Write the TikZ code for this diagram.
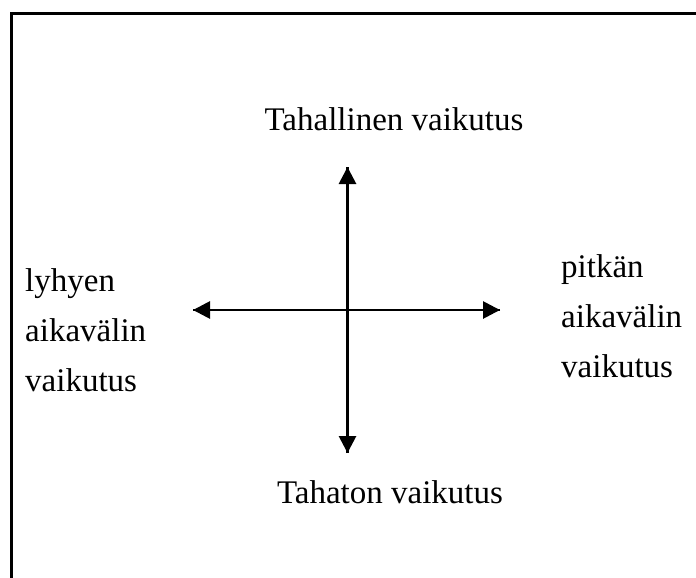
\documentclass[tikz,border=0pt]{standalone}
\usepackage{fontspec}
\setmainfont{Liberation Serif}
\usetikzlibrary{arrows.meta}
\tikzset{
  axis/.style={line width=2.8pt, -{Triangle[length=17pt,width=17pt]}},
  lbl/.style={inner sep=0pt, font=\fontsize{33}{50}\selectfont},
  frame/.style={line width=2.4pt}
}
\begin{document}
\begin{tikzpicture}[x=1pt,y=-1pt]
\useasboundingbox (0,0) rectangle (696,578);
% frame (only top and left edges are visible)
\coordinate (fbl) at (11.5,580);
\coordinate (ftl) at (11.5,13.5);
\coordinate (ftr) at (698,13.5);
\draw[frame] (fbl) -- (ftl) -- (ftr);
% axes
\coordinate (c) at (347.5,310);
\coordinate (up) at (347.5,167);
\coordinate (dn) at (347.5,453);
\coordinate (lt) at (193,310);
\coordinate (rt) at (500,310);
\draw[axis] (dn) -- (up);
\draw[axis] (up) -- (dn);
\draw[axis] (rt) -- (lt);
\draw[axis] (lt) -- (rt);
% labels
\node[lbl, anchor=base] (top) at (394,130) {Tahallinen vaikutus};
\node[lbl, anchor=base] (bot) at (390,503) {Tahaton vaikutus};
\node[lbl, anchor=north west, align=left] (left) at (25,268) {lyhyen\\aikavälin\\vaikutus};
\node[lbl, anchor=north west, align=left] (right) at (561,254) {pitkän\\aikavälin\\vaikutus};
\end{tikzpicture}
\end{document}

┄┄┄┄┄┄

▸ **PROBLEM DETAILS**
From the data above, write out everything exactly except the pictures.

▸ **SOLUTION FOR THIS EXERCISE**
Write the TikZ code for this diagram.
\documentclass[tikz,border=0pt]{standalone}
\usepackage{fontspec}
\setmainfont{Liberation Serif}
\usetikzlibrary{arrows.meta}
\tikzset{
  axis/.style={line width=2.8pt, -{Triangle[length=17pt,width=17pt]}},
  lbl/.style={inner sep=0pt, font=\fontsize{33}{50}\selectfont},
  frame/.style={line width=2.4pt}
}
\begin{document}
\begin{tikzpicture}[x=1pt,y=-1pt]
\useasboundingbox (0,0) rectangle (696,578);
% frame (only top and left edges are visible)
\coordinate (fbl) at (11.5,580);
\coordinate (ftl) at (11.5,13.5);
\coordinate (ftr) at (698,13.5);
\draw[frame] (fbl) -- (ftl) -- (ftr);
% axes
\coordinate (c) at (347.5,310);
\coordinate (up) at (347.5,167);
\coordinate (dn) at (347.5,453);
\coordinate (lt) at (193,310);
\coordinate (rt) at (500,310);
\draw[axis] (dn) -- (up);
\draw[axis] (up) -- (dn);
\draw[axis] (rt) -- (lt);
\draw[axis] (lt) -- (rt);
% labels
\node[lbl, anchor=base] (top) at (394,130) {Tahallinen vaikutus};
\node[lbl, anchor=base] (bot) at (390,503) {Tahaton vaikutus};
\node[lbl, anchor=north west, align=left] (left) at (25,268) {lyhyen\\aikavälin\\vaikutus};
\node[lbl, anchor=north west, align=left] (right) at (561,254) {pitkän\\aikavälin\\vaikutus};
\end{tikzpicture}
\end{document}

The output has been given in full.